Showing posts with label State Police. Show all posts
Showing posts with label State Police. Show all posts

Sunday, October 21, 2012

October Ypsilanti Trip Proves Productive

I just returned home after two weeks of field research for In the Shadow of the Water Tower on John Norman Collins and the Michigan murders in and around Ypsilanti, Michigan. People have started to come forward and share information from those difficult days forty-five years ago.

These cases from the late Sixties are still considered "open" by the Michigan State Police. Getting information about them from official sources is no easy task. The Washtenaw County Courthouse, for instance, has "purged" the Collins' files from their records.

But thanks to the efforts of my chief researcher, Ryan Place of Detroit, Michigan, we were able to invoke the Freedom of Information Act to obtain more than 1,000 pages of prison documents from the Michigan Corrections Department.

Soon we hope to have a similar number of documents from the Michigan State Police. Most of these files will have routine information, but we are sure to find some nuggets of new information in them as well.

Through this blog and my Facebook page, I was able to connect with some former Ypsilanti High students of mine and several former Ypsilanti High School colleagues. This research trip was like old home week for me.

Thanks for your hospitality.

Tuesday, July 17, 2012

Rendezvous with Death - Part Two

My goal in recounting the horrible deaths of seven young women in Washtenaw County, Michigan, in the late 1960s, is not to evoke the pain and sorrow of friends and family, which is bound to happen, but to present an up-to-date account of what occurred so long ago, which has been obscured by time, hasty reporting, and spotty police work.

I have researched the misnamed "coed murders" and interviewed people who knew the victims and discovered details not generally known to the public. I am attempting to bring together living history accounts, over 700 pages of news clippings from the era, the Michigan State Police report the prosecutor of this case worked from, perceptions of people who knew John Collins - the alleged serial killer, and several post trial developments which will give a fuller picture of this story than ever told before.

The national obscurity of this case is largely due to being overshadowed by the Charles Manson case in Los Angeles, California. John Norman Collins was arrested the night of July 31, 1969. On August 10th, just over a week later, the bodies of pregnant Sharon Tate, director Roman Polanski's starlet wife, and three others people, were ruthlessly slaughtered in the Hollywood Hills.

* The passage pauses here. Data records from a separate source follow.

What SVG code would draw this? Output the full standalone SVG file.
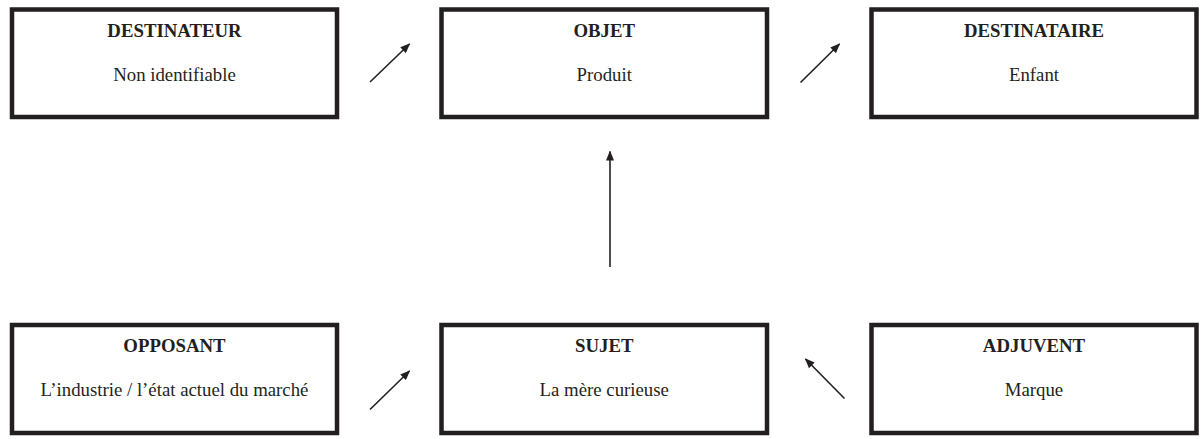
<svg xmlns="http://www.w3.org/2000/svg" width="1201" height="439" viewBox="0 0 1201 439">
<style>
.box{fill:#fff;stroke:#231f20;stroke-width:4.5}
.t{font-family:"Liberation Serif","Times New Roman",serif;font-size:18.8px;fill:#231f20;text-anchor:middle}
.b{font-weight:bold}
.c{stroke:#231f20;stroke-width:1.6;fill:none;marker-end:url(#ah)}
</style>
<defs>
<marker id="ah" markerWidth="10" markerHeight="8" refX="9" refY="4" orient="auto" markerUnits="userSpaceOnUse">
<path d="M0,0 L10,4 L0,8 Z" fill="#231f20"/>
</marker>
</defs>
<rect width="1201" height="439" fill="#fff"/>
<g id="destinateur">
<rect class="box" x="12" y="9.5" width="325" height="107.5"/>
<text class="t b" x="174.5" y="36.5">DESTINATEUR</text>
<text class="t" x="174.5" y="81">Non identifiable</text>
</g>
<g id="objet">
<rect class="box" x="441.5" y="9.5" width="325.5" height="107.5"/>
<text class="t b" x="604.25" y="36.5">OBJET</text>
<text class="t" x="604.25" y="81">Produit</text>
</g>
<g id="destinataire">
<rect class="box" x="871.5" y="9.5" width="325" height="107.5"/>
<text class="t b" x="1034" y="36.5">DESTINATAIRE</text>
<text class="t" x="1034" y="81">Enfant</text>
</g>
<g id="opposant">
<rect class="box" x="12" y="325" width="325" height="108"/>
<text class="t b" x="174.5" y="352">OPPOSANT</text>
<text class="t" x="174.5" y="396">L’industrie / l’état actuel du marché</text>
</g>
<g id="sujet">
<rect class="box" x="441.5" y="325" width="325.5" height="108"/>
<text class="t b" x="604.25" y="352">SUJET</text>
<text class="t" x="604.25" y="396">La mère curieuse</text>
</g>
<g id="adjuvent">
<rect class="box" x="871.5" y="325" width="325" height="108"/>
<text class="t b" x="1034" y="352">ADJUVENT</text>
<text class="t" x="1034" y="396">Marque</text>
</g>
<g id="connectors">
<line class="c" x1="370" y1="82" x2="409.5" y2="44"/>
<line class="c" x1="800.5" y1="82.5" x2="839.5" y2="44"/>
<line class="c" x1="610" y1="267" x2="610" y2="151.5"/>
<line class="c" x1="370" y1="409.5" x2="409.5" y2="371"/>
<line class="c" x1="844.5" y1="398.5" x2="805.5" y2="359"/>
</g>
</svg>
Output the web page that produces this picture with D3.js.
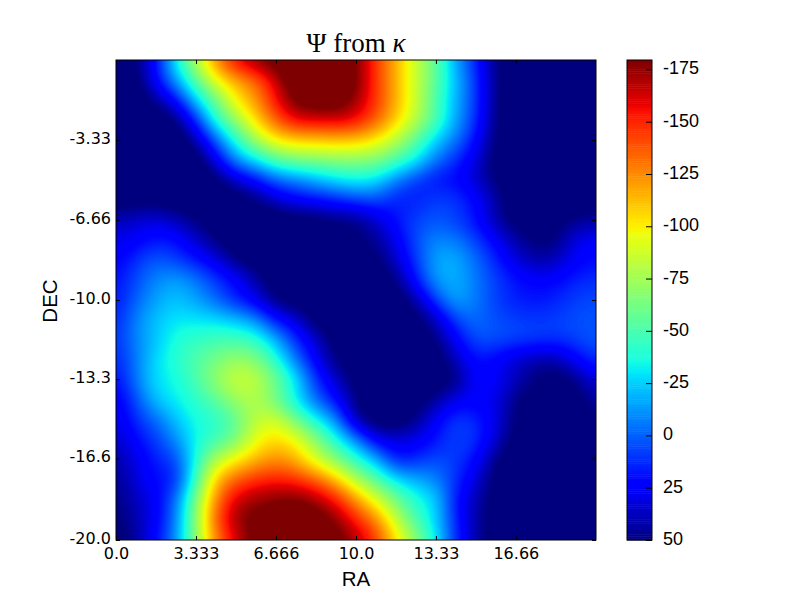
<!DOCTYPE html>
<html>
<head>
<meta charset="utf-8">
<script src="https://cdn.jsdelivr.net/npm/d3@7"></script>
<style>
  html, body { margin: 0; padding: 0; background: #fff; }
  svg { display: block; }
  .tick text { fill: #000; }
</style>
</head>
<body>
<svg id="chart" width="800" height="600"></svg>
<script>
  const raTicks = [0, 3.333, 6.666, 10, 13.33, 16.66];
  const raLabels = ["0.0", "3.333", "6.666", "10.0", "13.33", "16.66"];
  const decTicks = [-3.33, -6.66, -10, -13.3, -16.6, -20];
  const decLabels = ["-3.33", "-6.66", "-10.0", "-13.3", "-16.6", "-20.0"];
  const barTicks = [-175, -150, -125, -100, -75, -50, -25, 0, 25, 50];
  const barLabels = ["-175", "-150", "-125", "-100", "-75", "-50", "-25", "0", "25", "50"];

  // psi, one row per 0.833 in DEC, one column per 0.833 in RA
  const psi = [
    [60, 50, 20, -33, -80, -125, -160, -178, -190, -200, -200, -195, -178, -145, -115, -85, -55, -15, 15, 50, 60, 60, 60, 60, 60],
    [60, 56, 22, -15, -55, -95, -118, -135, -165, -195, -205, -205, -180, -145, -115, -85, -55, -20, 10, 48, 60, 60, 60, 60, 60],
    [60, 60, 45, 20, -25, -60, -100, -122, -155, -182, -190, -190, -172, -145, -115, -85, -50, -18, 10, 50, 60, 60, 60, 60, 60],
    [60, 60, 60, 50, 12, -40, -72, -105, -135, -158, -160, -162, -155, -135, -108, -80, -50, -15, 12, 50, 60, 60, 60, 60, 60],
    [60, 60, 60, 60, 40, 0, -40, -75, -100, -108, -110, -112, -110, -100, -80, -55, -25, -5, 22, 52, 60, 60, 60, 60, 60],
    [60, 60, 60, 60, 60, 28, -10, -30, -52, -62, -65, -68, -68, -65, -50, -32, -5, 12, 32, 55, 60, 60, 60, 60, 60],
    [60, 60, 60, 60, 60, 55, 35, 20, 0, -8, -18, -28, -33, -28, -8, 8, 18, 22, 35, 52, 60, 60, 60, 60, 60],
    [58, 56, 56, 58, 60, 60, 58, 50, 35, 25, 20, 15, 8, 5, 15, 15, 8, 10, 22, 42, 60, 60, 60, 60, 55],
    [40, 35, 32, 40, 50, 58, 60, 60, 60, 58, 55, 50, 48, 35, 18, 8, 3, 8, 20, 42, 55, 58, 55, 48, 45],
    [30, 25, 18, 20, 35, 50, 58, 60, 60, 60, 60, 58, 52, 45, 28, 5, -8, -5, 8, 25, 42, 52, 50, 30, 25],
    [25, 12, 2, 8, 18, 30, 50, 58, 60, 60, 60, 60, 58, 55, 35, 10, -15, -17, -2, 15, 32, 42, 38, 25, 20],
    [20, 5, -8, -14, -5, 10, 22, 42, 58, 60, 60, 60, 60, 58, 50, 18, -12, -17, -5, 8, 18, 24, 22, 15, 12],
    [18, 0, -15, -22, -15, -2, 15, 28, 50, 58, 60, 60, 60, 60, 58, 42, 8, -15, -5, 8, 16, 18, 15, 8, 6],
    [15, -8, -22, -30, -30, -28, -22, -10, 18, 32, 56, 60, 60, 60, 60, 56, 38, 8, -2, 5, 8, 10, 8, 5, 3],
    [12, -8, -22, -38, -43, -48, -48, -42, -18, 12, 35, 56, 60, 60, 60, 58, 50, 25, 5, 5, 8, 10, 12, 8, 3],
    [15, -5, -28, -40, -52, -62, -72, -65, -40, -5, 25, 50, 58, 60, 60, 60, 58, 38, 20, 25, 35, 42, 42, 25, 12],
    [22, -5, -28, -35, -50, -70, -85, -82, -60, -30, 10, 35, 55, 60, 60, 60, 58, 50, 22, 25, 38, 50, 55, 48, 30],
    [28, 5, -22, -32, -42, -55, -72, -78, -60, -32, -2, 20, 50, 60, 60, 56, 45, 28, 25, 30, 50, 58, 60, 56, 42],
    [32, 12, -2, -22, -36, -42, -58, -82, -88, -62, -35, -10, 40, 56, 58, 48, 25, 10, 15, 30, 52, 60, 60, 60, 52],
    [38, 22, 8, -10, -35, -48, -65, -95, -105, -95, -68, -38, -10, 25, 32, 28, 18, 8, 12, 35, 56, 60, 60, 60, 60],
    [42, 30, 15, 5, -38, -80, -100, -115, -125, -115, -90, -68, -42, -20, 15, 12, 5, 10, 22, 50, 60, 60, 60, 60, 60],
    [48, 32, 20, 12, -48, -110, -135, -148, -152, -148, -135, -112, -80, -55, -30, -18, -8, 12, 32, 55, 60, 60, 60, 60, 60],
    [50, 38, 25, -5, -65, -125, -162, -172, -178, -180, -170, -152, -122, -92, -62, -38, -25, 18, 40, 56, 60, 60, 60, 60, 60],
    [55, 40, 25, -8, -70, -135, -172, -185, -192, -195, -190, -175, -150, -125, -85, -50, -25, 15, 42, 58, 60, 60, 60, 60, 60],
    [58, 45, 20, -12, -68, -125, -160, -185, -195, -198, -195, -188, -170, -145, -105, -70, -32, 12, 42, 58, 60, 60, 60, 60, 60]
  ];

  // matplotlib jet
  const jetStops = [0, 0.11, 0.125, 0.34, 0.35, 0.375, 0.64, 0.65, 0.66, 0.89, 0.91, 1];
  const jetColors = ["#00007f", "#0000ff", "#0000fe", "#00dbff", "#00e6f7", "#15ffe2",
    "#efff08", "#f7f500", "#ffec00", "#ff1300", "#e80000", "#7f0000"];

  const svg = d3.select("#chart");
  const plot = { left: 116, right: 596, top: 60, bottom: 540 };
  const bar = { left: 627, right: 652 };
  const vTop = -179.5, vBottom = 50;

  const x = d3.scaleLinear().domain([0, 20]).range([plot.left, plot.right]);
  const y = d3.scaleLinear().domain([0, -20]).range([plot.top, plot.bottom]);
  const yBar = d3.scaleLinear().domain([vTop, vBottom]).range([plot.top, plot.bottom]);

  const toJet = d3.scaleLinear().domain([vBottom, vTop]).range([0, 1]).clamp(true);
  const jet = d3.scaleLinear().domain(jetStops).range(jetColors);
  const color = v => jet(toJet(v));

  // smooth image: upsample the read values with catmull-rom, then a light blur
  const zoomBy = 8;
  const nGrid = psi.length;
  const nFine = (nGrid - 1) * zoomBy + 1;

  function catmull(a, b, c, d, t) {
    return b + 0.5 * t * (c - a + t * (2 * a - 5 * b + 4 * c - d + t * (3 * (b - c) + d - a)));
  }
  const at = (r, c) => psi[Math.max(0, Math.min(nGrid - 1, r))][Math.max(0, Math.min(nGrid - 1, c))];

  function sample(r, c) {
    const r0 = Math.min(Math.floor(r), nGrid - 2), c0 = Math.min(Math.floor(c), nGrid - 2);
    const tr = r - r0, tc = c - c0;
    const rows = d3.range(-1, 3).map(k =>
      catmull(at(r0 + k, c0 - 1), at(r0 + k, c0), at(r0 + k, c0 + 1), at(r0 + k, c0 + 2), tc));
    return catmull(rows[0], rows[1], rows[2], rows[3], tr);
  }

  const fine = new Float64Array(nFine * nFine);
  for (let j = 0; j < nFine; j++) {
    for (let i = 0; i < nFine; i++) {
      fine[j * nFine + i] = sample(j / zoomBy, i / zoomBy);
    }
  }
  d3.blur2({ data: fine, width: nFine, height: nFine }, 3);

  const levels = d3.range(vTop + 1, vBottom + 1, 1);
  const contours = d3.contours().size([nFine, nFine]).thresholds(levels)(fine);

  const fx = d3.scaleLinear().domain([0.5, nFine - 0.5]).range(x.domain());
  const fy = d3.scaleLinear().domain([0.5, nFine - 0.5]).range(y.domain());
  const path = d3.geoPath(d3.geoTransform({
    point(px, py) { this.stream.point(x(fx(px)), y(fy(py))); }
  }));

  svg.append("clipPath").attr("id", "plotClip").append("rect")
    .attr("x", plot.left).attr("y", plot.top)
    .attr("width", plot.right - plot.left).attr("height", plot.bottom - plot.top);

  const image = svg.append("g").attr("clip-path", "url(#plotClip)");
  image.append("rect")
    .attr("x", plot.left).attr("y", plot.top)
    .attr("width", plot.right - plot.left).attr("height", plot.bottom - plot.top)
    .attr("fill", color(vTop));
  image.selectAll("path")
    .data(contours)
    .enter()
    .append("path")
    .attr("d", path)
    .attr("fill", d => color(d.value));

  // axes, ticks point inward on all four sides
  const tickFont = "'DejaVu Sans', sans-serif";

  const xAxis = svg.append("g")
    .attr("transform", `translate(0,${plot.bottom})`)
    .call(d3.axisBottom(x).tickValues(raTicks).tickFormat((d, i) => raLabels[i]).tickSizeInner(-4).tickSizeOuter(0).tickPadding(8));
  const yAxis = svg.append("g")
    .attr("transform", `translate(${plot.left},0)`)
    .call(d3.axisLeft(y).tickValues(decTicks).tickFormat((d, i) => decLabels[i]).tickSizeInner(-4).tickSizeOuter(0).tickPadding(5));
  const xTop = svg.append("g")
    .attr("transform", `translate(0,${plot.top})`)
    .call(d3.axisTop(x).tickValues(raTicks).tickFormat("").tickSizeInner(-4).tickSizeOuter(0));
  const yRight = svg.append("g")
    .attr("transform", `translate(${plot.right},0)`)
    .call(d3.axisRight(y).tickValues(decTicks).tickFormat("").tickSizeInner(-4).tickSizeOuter(0));

  [xAxis, yAxis, xTop, yRight].forEach(a => {
    a.select(".domain").remove();
    a.selectAll("text").attr("font-family", tickFont).attr("font-size", 16);
  });
  yAxis.selectAll("text").attr("dy", "0.2em");

  svg.append("rect")
    .attr("x", plot.left).attr("y", plot.top)
    .attr("width", plot.right - plot.left).attr("height", plot.bottom - plot.top)
    .attr("fill", "none").attr("stroke", "#000").attr("stroke-width", 1);

  svg.append("text")
    .attr("x", x(10)).attr("y", 52)
    .attr("text-anchor", "middle")
    .attr("font-family", "'Liberation Serif', serif")
    .attr("font-size", 27)
    .html('\u03A8 from <tspan font-style="italic">\u03BA</tspan>');

  svg.append("text")
    .attr("x", x(10)).attr("y", 586)
    .attr("text-anchor", "middle")
    .attr("font-family", "'Liberation Sans', sans-serif")
    .attr("font-size", 20.5)
    .text("RA");

  svg.append("text")
    .attr("transform", `translate(57,${y(-10) + 1}) rotate(-90)`)
    .attr("text-anchor", "middle")
    .attr("font-family", "'Liberation Sans', sans-serif")
    .attr("font-size", 20.5)
    .text("DEC");

  // colorbar
  const barSteps = d3.range(vTop, vBottom, (vBottom - vTop) / 256);
  svg.append("g").selectAll("rect")
    .data(barSteps)
    .enter()
    .append("rect")
    .attr("x", bar.left)
    .attr("y", d => yBar(d))
    .attr("width", bar.right - bar.left)
    .attr("height", (plot.bottom - plot.top) / 256 + 0.5)
    .attr("fill", d => color(d));

  svg.append("rect")
    .attr("x", bar.left).attr("y", plot.top)
    .attr("width", bar.right - bar.left).attr("height", plot.bottom - plot.top)
    .attr("fill", "none").attr("stroke", "#000").attr("stroke-width", 1);

  const barAxis = svg.append("g")
    .attr("transform", `translate(${bar.right},0)`)
    .call(d3.axisRight(yBar).tickValues(barTicks).tickFormat((d, i) => barLabels[i]).tickSizeInner(-6).tickSizeOuter(0).tickPadding(11));
  barAxis.select(".domain").remove();
  barAxis.selectAll("text").attr("font-family", "'Liberation Sans', sans-serif").attr("font-size", 18).attr("dy", "0.25em");
</script>
</body>
</html>
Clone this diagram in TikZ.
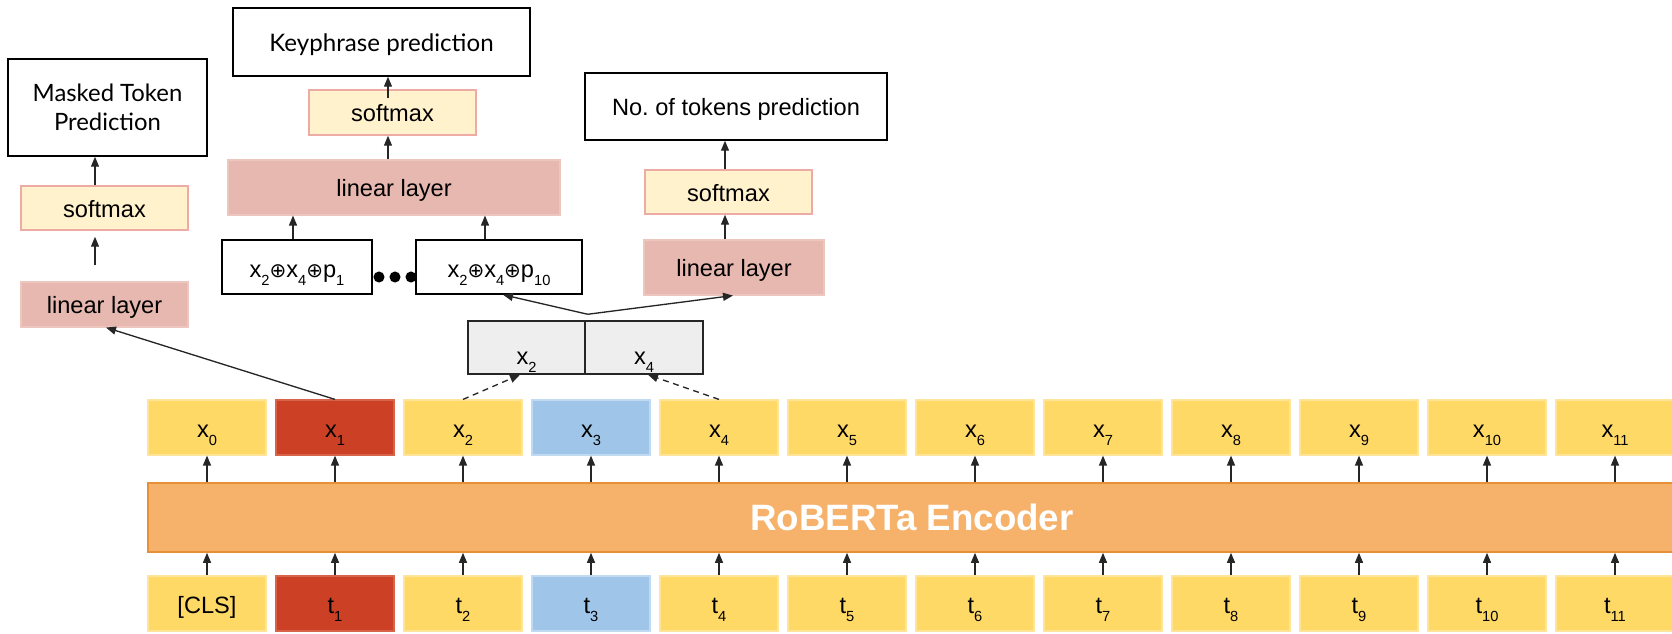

The discovery and the murder case that followed became known as the "Helter Skelter" murders. The national spotlight suddenly shifted from Washtenaw County and the sullen John Collins, to the West Coast and wildman Charles Manson. The spotlight suddenly dimmed at the Ann Arbor courthouse.

The case of the Michigan murders faded into the background, except for those who knew the victims and/or the suspect, or for people who lived in the area during those tense two summers between 1967 and 1969. The dim shroud of time, misinformation leaked by and to the press, the Blue Wall of Silence, and a "fictionalized" account of the murders rushed into print because of a publishing deadline, have obfuscated many of the facts and details of this case.

It should be remembered that John Norman Collins was convicted of only one of the seven murders attributed to him. The public knows a great deal more about Karen Sue Beineman than any of the other victims because of the public court proceedings. But Mary Flezsar, Joan Schell, Maralynn Skelton, Dawn Basom, Alice Kalom, and Roxie Phillips, the six other murdered young women linked to Collins, have never had their day in court or had their stories told publicly.

An interesting and pertinent development came to light thirty-seven years after John Collins was convicted of murder in the first degree of Karen Sue Beineman. DNA forensic evidence cleared Collins of one of the murders attributed to him. What of that?